> **EXERCISE DETAILS**
Copy all the data exactly, except the pictures.

> **DATA EXCERPT**

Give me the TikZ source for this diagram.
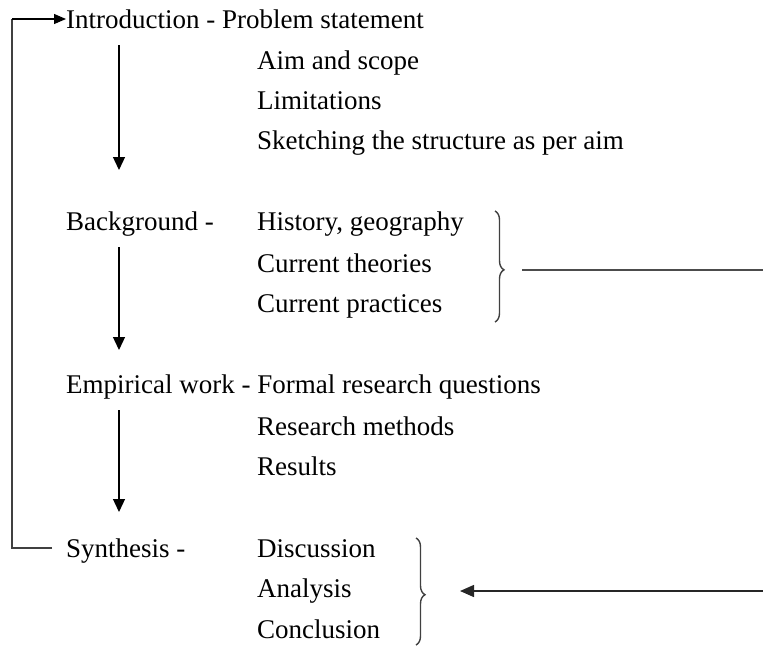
\documentclass[tikz,border=0pt]{standalone}
\usepackage{fontspec}
\setmainfont{Liberation Serif}
\usetikzlibrary{arrows.meta,decorations.pathreplacing}
\begin{document}
\begin{tikzpicture}[x=1pt,y=-1pt,
  txt/.style={anchor=base west,inner sep=0pt,font=\fontsize{27}{32}\selectfont},
  flow/.style={line width=1.3pt,-{Triangle[length=13pt,width=12pt]}},
  loop/.style={line width=1.1pt,draw=black!75},
  br/.style={decorate,decoration={brace,amplitude=9pt,aspect=0.53},line width=1.4pt,draw=black!75},
  link/.style={line width=1.5pt,draw=black!70}]
\useasboundingbox (0,0) rectangle (763,648);
% left column
\node[txt] (intro) at (66,28) {Introduction - Problem statement};
\node[txt] (back) at (66,230) {Background -};
\node[txt] (emp) at (66,393) {Empirical work - Formal research questions};
\node[txt] (syn) at (66,557) {Synthesis -};
% right column
\node[txt] (aim) at (257,69) {Aim and scope};
\node[txt] (lim) at (257,109) {Limitations};
\node[txt] (sk) at (257,149) {Sketching the structure as per aim};
\node[txt] (hist) at (257,230) {History, geography};
\node[txt] (cth) at (257,272) {Current theories};
\node[txt] (cpr) at (257,312) {Current practices};
\node[txt] (rm) at (257,435) {Research methods};
\node[txt] (res) at (257,475) {Results};
\node[txt] (disc) at (257,557) {Discussion};
\node[txt] (ana) at (257,597) {Analysis};
\node[txt] (conc) at (257,638) {Conclusion};
% down arrows
\coordinate (a1s) at (119,45);  \coordinate (a1e) at (119,170);
\coordinate (a2s) at (119,247); \coordinate (a2e) at (119,350);
\coordinate (a3s) at (119,410); \coordinate (a3e) at (119,512);
\draw[flow] (a1s) -- (a1e);
\draw[flow] (a2s) -- (a2e);
\draw[flow] (a3s) -- (a3e);
% loop back
\coordinate (lb) at (52,548);
\coordinate (lc1) at (12,548);
\coordinate (lc2) at (12,19);
\draw[loop] (lb) -- (lc1) -- (lc2);
\draw[line width=1.1pt,-{Triangle[length=12pt,width=10pt]}] (lc2) -- (intro.west |- lc2);
% braces
\coordinate (b1t) at (495,211); \coordinate (b1b) at (495,322);
\draw[br] (b1t) -- (b1b);
\coordinate (b2t) at (416,538); \coordinate (b2b) at (416,645);
\draw[br] (b2t) -- (b2b);
% right connectors
\coordinate (l1s) at (522,270); \coordinate (l1e) at (763,270);
\draw[link] (l1s) -- (l1e);
\coordinate (l2s) at (763,591); \coordinate (l2e) at (460,591);
\draw[line width=1.5pt,draw=black!85,-{Triangle[length=14pt,width=12pt]}] (l2s) -- (l2e);
\end{tikzpicture}
\end{document}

> **TASK ANSWER**
Give me the TikZ source for this diagram.
\documentclass[tikz,border=0pt]{standalone}
\usepackage{fontspec}
\setmainfont{Liberation Serif}
\usetikzlibrary{arrows.meta,decorations.pathreplacing}
\begin{document}
\begin{tikzpicture}[x=1pt,y=-1pt,
  txt/.style={anchor=base west,inner sep=0pt,font=\fontsize{27}{32}\selectfont},
  flow/.style={line width=1.3pt,-{Triangle[length=13pt,width=12pt]}},
  loop/.style={line width=1.1pt,draw=black!75},
  br/.style={decorate,decoration={brace,amplitude=9pt,aspect=0.53},line width=1.4pt,draw=black!75},
  link/.style={line width=1.5pt,draw=black!70}]
\useasboundingbox (0,0) rectangle (763,648);
% left column
\node[txt] (intro) at (66,28) {Introduction - Problem statement};
\node[txt] (back) at (66,230) {Background -};
\node[txt] (emp) at (66,393) {Empirical work - Formal research questions};
\node[txt] (syn) at (66,557) {Synthesis -};
% right column
\node[txt] (aim) at (257,69) {Aim and scope};
\node[txt] (lim) at (257,109) {Limitations};
\node[txt] (sk) at (257,149) {Sketching the structure as per aim};
\node[txt] (hist) at (257,230) {History, geography};
\node[txt] (cth) at (257,272) {Current theories};
\node[txt] (cpr) at (257,312) {Current practices};
\node[txt] (rm) at (257,435) {Research methods};
\node[txt] (res) at (257,475) {Results};
\node[txt] (disc) at (257,557) {Discussion};
\node[txt] (ana) at (257,597) {Analysis};
\node[txt] (conc) at (257,638) {Conclusion};
% down arrows
\coordinate (a1s) at (119,45);  \coordinate (a1e) at (119,170);
\coordinate (a2s) at (119,247); \coordinate (a2e) at (119,350);
\coordinate (a3s) at (119,410); \coordinate (a3e) at (119,512);
\draw[flow] (a1s) -- (a1e);
\draw[flow] (a2s) -- (a2e);
\draw[flow] (a3s) -- (a3e);
% loop back
\coordinate (lb) at (52,548);
\coordinate (lc1) at (12,548);
\coordinate (lc2) at (12,19);
\draw[loop] (lb) -- (lc1) -- (lc2);
\draw[line width=1.1pt,-{Triangle[length=12pt,width=10pt]}] (lc2) -- (intro.west |- lc2);
% braces
\coordinate (b1t) at (495,211); \coordinate (b1b) at (495,322);
\draw[br] (b1t) -- (b1b);
\coordinate (b2t) at (416,538); \coordinate (b2b) at (416,645);
\draw[br] (b2t) -- (b2b);
% right connectors
\coordinate (l1s) at (522,270); \coordinate (l1e) at (763,270);
\draw[link] (l1s) -- (l1e);
\coordinate (l2s) at (763,591); \coordinate (l2e) at (460,591);
\draw[line width=1.5pt,draw=black!85,-{Triangle[length=14pt,width=12pt]}] (l2s) -- (l2e);
\end{tikzpicture}
\end{document}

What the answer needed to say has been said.